How to Save a Revolution

The Libyan opposition has shown great courage and serious miscalculation.  Principally, they failed to take into account the loyalty, training, and resources of Colonel Ghaddafi’s forces.  They also failed to realize that revolutions such as theirs depend on non-violence.  Influenced perhaps by calls for no-fly zones and other forms of foreign military intervention in Egypt, they have failed to understand both the importance of non-violence and the importance of self-reliance.

The revolutions in Tunisia and Egypt succeeded in part because the opposition employed non-violence.  Brave individuals demonstrated peacefully, contrasting their movements with the violence, torture, and suppression of the dictatorial regimes.  Egyptians and Tunisians needed no outside military intervention from the West.  Such intervention would have called into question the claim to be popular movements.  In this, too, the Tunisian and Egyptian opposition distinguished themselves from the dictators.  The “strong” men have relied for decades on close ties to Western powers, receiving excessive military assistance.

How could any pro-democracy activist agree to resort to the very means employed by the dictators for decades?

The Libyan opposition did understand–at least at the outset of their struggle–the need to prevent Western military interference in their movement.  Voices from the opposition made clear that any outside assistance had to be through the United Nations.  Then, in their desperation by mid-March, the opposition seemed to have reversed course, calling for the imposition of a no-fly zone.  Proponents of military intervention have grasped these confused and desperate pleas.  (See Ramesh Thakur, in e-IR, and Anne-Marie Slaughter, in the New York Times,)

But the Libyan opposition’s contradictory calls indicate the critical problem faced by the Libyan rebels—Ghaddafi controls Libya more effectively than his counter-parts did Egypt and Tunisia.  Ghaddafi’s opponents are too few in number, too disorganized, and have too few links to human rights organizations outside Libya.  The young, untrained men who grabbed weapons and hurled themselves against Ghaddafi’s trained fighters have revealed much about their movement.

To impose a no-fly zone over this situation would be the height of irresponsibility.  Ghaddafi does not need air power to decimate his last opponents.   Recall what happened when the air war began against Slobodan Milosevic’s forces during the 1999 Kosovo Crisis.  That is exactly when the real killing on the ground began.  NATO’s intervention removed the last restraints on a cornered dictator.  Ghaddafi has been backed into the same corner.

A no-fly zone will not have save the Libyan revolution.  It is most unlikely that any military intervention will.  There is barely a revolution to support, and what is there cannot survive as a popular movement opposed to a violent dictatorship if it needs foreign military violence to succeed.

The way to save the Libyan revolution is to urge regrouping now.

The remaining fighters should seek asylum immediately in Tunisia and Egypt.  The United Nations should move quickly to provide security to asylum seekers.

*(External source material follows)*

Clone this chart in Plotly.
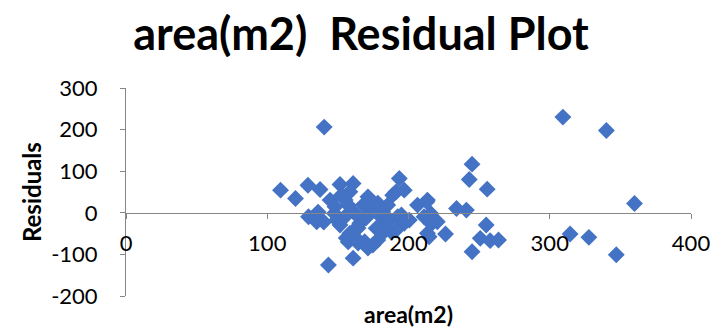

This is the sort of use of force the UN can execute well.  See the views of my colleague, Robert Johansen, in the Globalpost.

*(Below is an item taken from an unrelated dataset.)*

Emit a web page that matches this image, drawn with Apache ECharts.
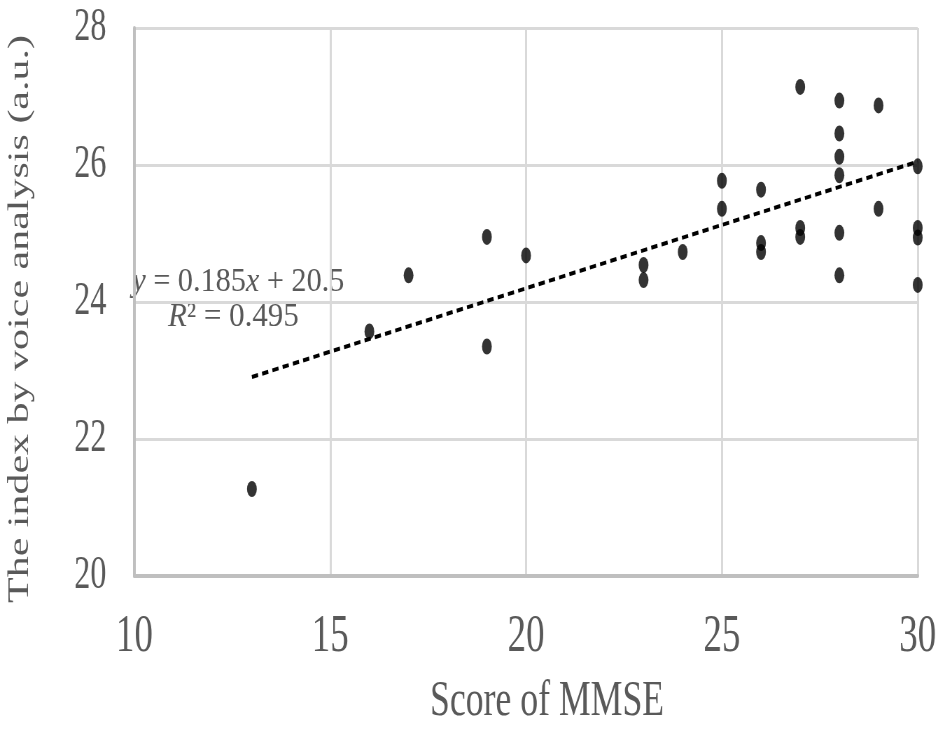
<!DOCTYPE html>
<html>
<head>
<meta charset="utf-8">
<style>
  html, body { margin: 0; padding: 0; background: #fff; overflow: hidden; width: 940px; height: 732px; }
  #chart { width: 1343px; height: 732px; transform: scaleX(0.7); transform-origin: 0 0; }
</style>
<script src="https://cdn.jsdelivr.net/npm/echarts@6/dist/echarts.min.js"></script>
</head>
<body>
<div id="chart"></div>
<script>
// MMSE score (x) and voice-analysis index (y) for each subject
var mmse = [13, 16, 17, 19, 19, 20, 23, 23, 24, 25, 25, 26, 26, 26, 27, 27, 27, 28, 28, 28, 28, 28, 28, 29, 29, 30, 30, 30, 30];
var voiceIndex = [21.27, 23.57, 24.39, 24.95, 23.35, 24.68, 24.54, 24.32, 24.73, 25.77, 25.36, 25.64, 24.86, 24.73, 27.14, 25.08, 24.95, 26.94, 26.46, 26.12, 25.85, 25.01, 24.39, 26.87, 25.36, 25.98, 25.08, 24.94, 24.25];
// Linear trend line end points (y = 0.185x + 20.5)
var trendX = [13, 30];
var trendY = [22.905, 26.05];
var xTicks = [10, 15, 20, 25, 30];
var yTicks = [20, 22, 24, 26, 28];
var slopeText = '0.185';
var interceptText = '20.5';
var r2Text = '0.495';

var points = mmse.map(function (v, i) { return [v, voiceIndex[i]]; });
var trend = trendX.map(function (v, i) { return [v, trendY[i]]; });

var chart = echarts.init(document.getElementById('chart'), null, { renderer: 'canvas' });
var serif = '"Liberation Serif", "Times New Roman", serif';
var annColor = '#595959';
chart.setOption({
  animation: false,
  backgroundColor: '#ffffff',
  grid: { left: 183, right: 32, top: 28, bottom: 152, containLabel: false },
  xAxis: {
    type: 'value',
    min: xTicks[0], max: xTicks[xTicks.length - 1], interval: 5,
    name: 'Score of MMSE',
    nameLocation: 'middle',
    nameGap: 100,
    nameTextStyle: { fontFamily: serif, fontSize: 51, color: '#595959', padding: [0, 0, 0, 60] },
    axisLine: { show: true, onZero: false, lineStyle: { color: '#bfbfbf', width: 4 } },
    axisTick: { show: false },
    axisLabel: { fontFamily: serif, fontSize: 53, color: '#595959', margin: 35 },
    splitLine: { show: true, lineStyle: { color: '#d9d9d9', width: 3 } }
  },
  yAxis: {
    type: 'value',
    min: yTicks[0], max: yTicks[yTicks.length - 1], interval: 2,
    name: 'The index by voice analysis (a.u.)',
    nameLocation: 'middle',
    nameGap: 142,
    nameRotate: 90,
    nameTextStyle: { fontFamily: serif, fontSize: 42, color: '#595959', padding: [0, 34, 0, 0] },
    axisLine: { show: true, onZero: false, lineStyle: { color: '#bfbfbf', width: 4 } },
    axisTick: { show: false },
    axisLabel: { fontFamily: serif, fontSize: 46, color: '#595959', margin: 40, padding: [0, 0, 12, 0] },
    splitLine: { show: true, lineStyle: { color: '#d9d9d9', width: 3 } }
  },
  series: [
    {
      type: 'line',
      data: trend,
      symbol: 'none',
      z: 3,
      lineStyle: { color: '#000000', width: 4, type: [9, 6], cap: 'butt' },
      silent: true
    },
    {
      type: 'scatter',
      data: points,
      symbol: 'circle',
      symbolSize: [14, 16],
      z: 4,
      itemStyle: { color: '#000000' }
    }
  ],
  graphic: [
    {
      type: 'text',
      x: 189, y: 265,
      scaleX: 1.27,
      style: {
        text: '{i|y} = ' + slopeText + '{i|x} + ' + interceptText,
        rich: {
          i: { fontFamily: serif, fontStyle: 'italic', fontSize: 34, fill: annColor }
        },
        font: '34px ' + serif,
        fill: annColor
      }
    },
    {
      type: 'text',
      x: 240, y: 300,
      scaleX: 1.3,
      style: {
        text: '{i|R}² = ' + r2Text,
        rich: {
          i: { fontFamily: serif, fontStyle: 'italic', fontSize: 34, fill: annColor }
        },
        font: '34px ' + serif,
        fill: annColor
      }
    }
  ]
});
</script>
</body>
</html>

Yes, tragically, many are likely to be killed while seeking refuge but many fewer will die if the opposition ends the fighting now.  Once out of Libya, the opposition can receive assistance and support toward a peaceful transition of power in Libya.  If the opposition does not leave, there is unlikely to be anyone left to build a viable opposition.

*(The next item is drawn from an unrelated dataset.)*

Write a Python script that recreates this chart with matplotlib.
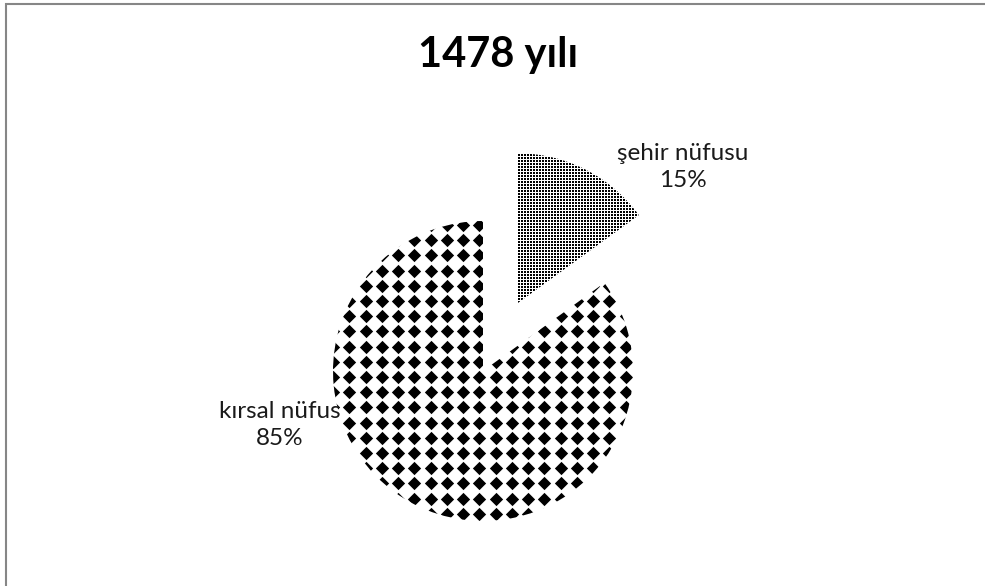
import numpy as np
import matplotlib
matplotlib.use('Agg')
import matplotlib.pyplot as plt
from matplotlib.patches import Rectangle

# data
labels = ['şehir nüfusu', 'kırsal nüfus']
values = [15, 85]
title = '1478 yılı'

W, H = 985, 586
plt.rcParams['font.family'] = ['Lato', 'DejaVu Sans']

fig = plt.figure(figsize=(W / 100, H / 100), dpi=100)
ax = fig.add_axes([0, 0, 1, 1])

# chart area border (only top/left visible)
ax.add_patch(Rectangle((6, -20), W + 40, H - 4 + 20, fill=False,
                       edgecolor='#868686', linewidth=1.5))

R = 150
cx, cy = 483, H - 371
wedges, _ = ax.pie(values, radius=R, center=(cx, cy), startangle=90,
                   counterclock=False, explode=[76, 0],
                   colors=['white', 'white'], frame=True,
                   wedgeprops=dict(linewidth=0))
ax.set_xlim(0, W)
ax.set_ylim(0, H)
ax.set_aspect('equal')
ax.axis('off')

# fine dot pattern for şehir slice
xs = np.arange(500.5, 660, 3.0)
ys = np.arange(H - 320 + 0.5, H - 130, 3.0)
gx, gy = np.meshgrid(xs, ys)
dots = ax.scatter(gx.ravel(), gy.ravel(), s=0.55, marker='s', c='black',
                  linewidths=0, antialiased=False, zorder=3)
dots.set_clip_path(wedges[0])

# diamond pattern for kırsal slice
xs = np.arange(479.3 - 16.25 * 10, 660, 16.25)
ys = H - np.arange(225 - 15.2, 540, 15.2)
gx, gy = np.meshgrid(xs, ys)
dia = ax.scatter(gx.ravel(), gy.ravel(), s=46, marker='D', c='black',
                 linewidths=0, zorder=3)
dia.set_clip_path(wedges[1])

ax.text(683, H - 167, f'{labels[0]}\n{values[0]}%', ha='center', va='center',
        fontsize=17.5, linespacing=1.3, color='#1a1a1a', zorder=4)
ax.text(280, H - 425, f'{labels[1]}\n{values[1]}%', ha='center', va='center',
        fontsize=17.5, linespacing=1.3, color='#1a1a1a', zorder=4)

ax.text(498, H - 67, title, ha='center', va='baseline', fontsize=30,
        fontweight='bold', color='black')

fig.savefig('out.png', dpi=100)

Indeed, a well-developed opposition that can negotiate with Ghaddafi for a peaceful transition might even lead to a smoother and more complete change than is occurring in Egypt and Tunisia.  The United Nations, the European Union, the African Union, and others have plenty of expertise respecting transition.  This could be deployed to great advantage.

Ramesh Thakur supports military intervention in Libya by citing Kofi Annan’s assistance in Kenya in the aftermath of election-related civil violence. Thakur says this was a successful exercise of R2P that supports the exercise of R2P in Libya using military force.

Thakur is right about Kenya—Annan’s efforts did help.  An even better example is Mozambique in the 1990s, which was aided toward peace by Sergio Vieira de Mello.  But we called Vieira de Mello’s efforts mediation when he was in Mozambique.

R2P, by contrast, is known best for its association with military force.  Indeed, one of my major concerns with the R2P since its unveiling in 2001 is that it has helped promote military force as an acceptable approach to extremely serious problems, discouraging thinking about creative, peaceful approaches with a better chance to succeed.  Did the rebels in Libya risk an upraising against the country’s military because they heard calls for military intervention in Egypt and statements about “nothing off the table?”

If there is no intervention and the Libyan rebels go down to defeat, some will say R2P is vindicated.  But the evidence will support a different conclusion and a different lesson: the successful revolutions were non-violent.

Mary Ellen O’Connell is Robert and Marion Short Chair in Law and Research Professor of International Dispute Resolution–Kroc Institute, University of Notre Dame.